### Directions for this task
Can you output, word for word, the lines between the one holding "Recreate this image as a web" and the one holding "const legendLines = ['U", inclusive, leaving out any pictures?

### Information shown
>> begin
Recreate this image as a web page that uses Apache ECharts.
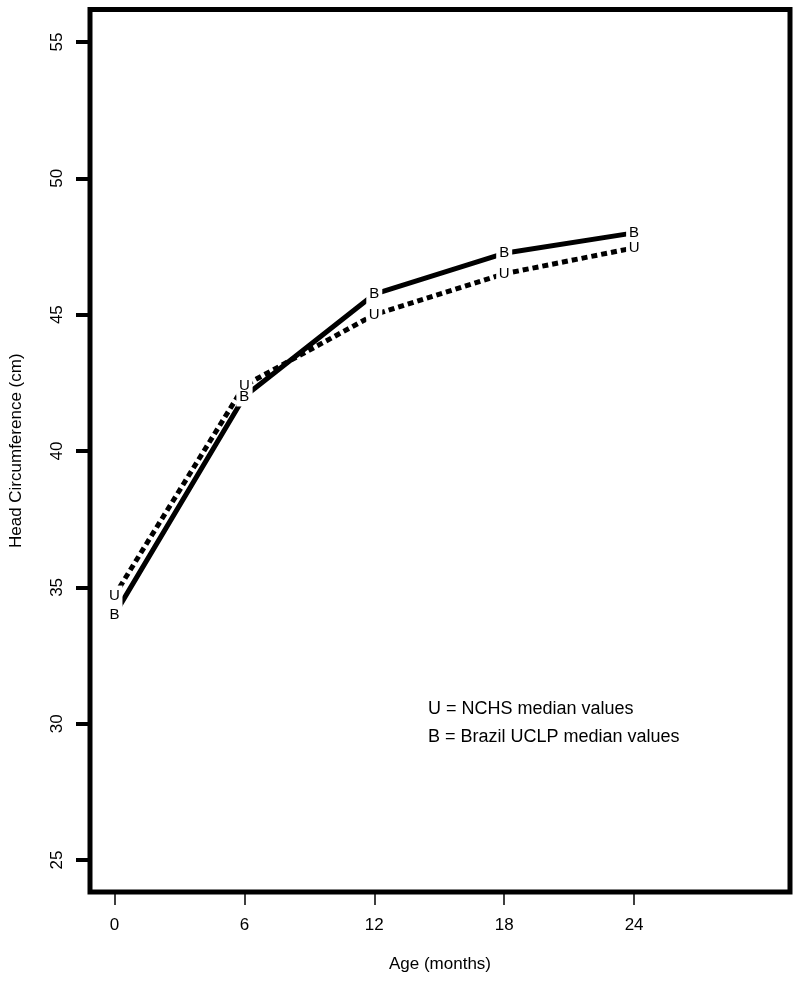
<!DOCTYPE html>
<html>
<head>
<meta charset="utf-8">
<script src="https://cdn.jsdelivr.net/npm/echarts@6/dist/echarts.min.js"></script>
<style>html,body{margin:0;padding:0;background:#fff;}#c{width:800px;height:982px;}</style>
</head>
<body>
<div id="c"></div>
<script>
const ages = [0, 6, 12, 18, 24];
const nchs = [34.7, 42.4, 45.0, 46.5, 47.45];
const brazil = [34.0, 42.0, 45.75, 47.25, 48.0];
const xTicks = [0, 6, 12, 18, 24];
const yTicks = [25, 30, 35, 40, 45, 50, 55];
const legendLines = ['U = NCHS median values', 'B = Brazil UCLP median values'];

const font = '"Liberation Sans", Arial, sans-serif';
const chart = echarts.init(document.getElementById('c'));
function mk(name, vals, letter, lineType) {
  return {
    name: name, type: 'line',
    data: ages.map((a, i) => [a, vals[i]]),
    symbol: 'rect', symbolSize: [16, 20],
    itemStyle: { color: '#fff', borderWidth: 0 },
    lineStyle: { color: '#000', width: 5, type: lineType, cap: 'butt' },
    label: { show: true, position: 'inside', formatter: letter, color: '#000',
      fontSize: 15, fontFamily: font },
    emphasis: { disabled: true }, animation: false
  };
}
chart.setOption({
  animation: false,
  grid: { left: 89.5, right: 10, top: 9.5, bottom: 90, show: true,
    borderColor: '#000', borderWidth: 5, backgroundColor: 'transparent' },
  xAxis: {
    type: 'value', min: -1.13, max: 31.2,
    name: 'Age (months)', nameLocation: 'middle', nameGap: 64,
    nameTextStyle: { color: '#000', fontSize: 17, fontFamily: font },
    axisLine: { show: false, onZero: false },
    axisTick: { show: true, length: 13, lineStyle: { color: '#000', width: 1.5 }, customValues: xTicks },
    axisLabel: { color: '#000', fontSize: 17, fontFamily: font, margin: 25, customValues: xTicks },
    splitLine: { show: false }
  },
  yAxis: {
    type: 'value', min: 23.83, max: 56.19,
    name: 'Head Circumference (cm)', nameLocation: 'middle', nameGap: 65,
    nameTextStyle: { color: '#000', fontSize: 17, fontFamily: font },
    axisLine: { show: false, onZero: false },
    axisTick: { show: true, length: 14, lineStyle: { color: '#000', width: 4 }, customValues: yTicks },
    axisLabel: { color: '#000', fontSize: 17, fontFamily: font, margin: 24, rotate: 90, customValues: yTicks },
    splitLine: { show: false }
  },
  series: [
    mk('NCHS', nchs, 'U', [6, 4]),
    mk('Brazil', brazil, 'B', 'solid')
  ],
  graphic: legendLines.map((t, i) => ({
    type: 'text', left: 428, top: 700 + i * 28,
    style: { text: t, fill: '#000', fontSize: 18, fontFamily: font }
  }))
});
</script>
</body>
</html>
>> end
>> begin
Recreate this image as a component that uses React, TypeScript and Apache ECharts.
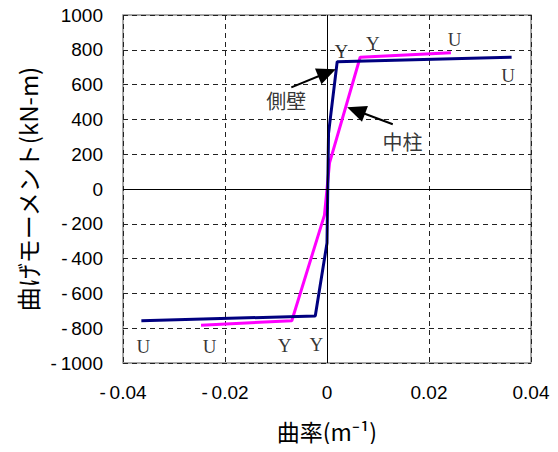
>> end
### Solution to the problem
Recreate this image as a web page that uses Apache ECharts.
<!DOCTYPE html>
<html>
<head>
<meta charset="utf-8">
<script src="https://cdn.jsdelivr.net/npm/echarts@6/dist/echarts.min.js"></script>
<style>html,body{margin:0;padding:0;background:#fff;}#c{width:800px;height:982px;}</style>
</head>
<body>
<div id="c"></div>
<script>
const ages = [0, 6, 12, 18, 24];
const nchs = [34.7, 42.4, 45.0, 46.5, 47.45];
const brazil = [34.0, 42.0, 45.75, 47.25, 48.0];
const xTicks = [0, 6, 12, 18, 24];
const yTicks = [25, 30, 35, 40, 45, 50, 55];
const legendLines = ['U = NCHS median values', 'B = Brazil UCLP median values'];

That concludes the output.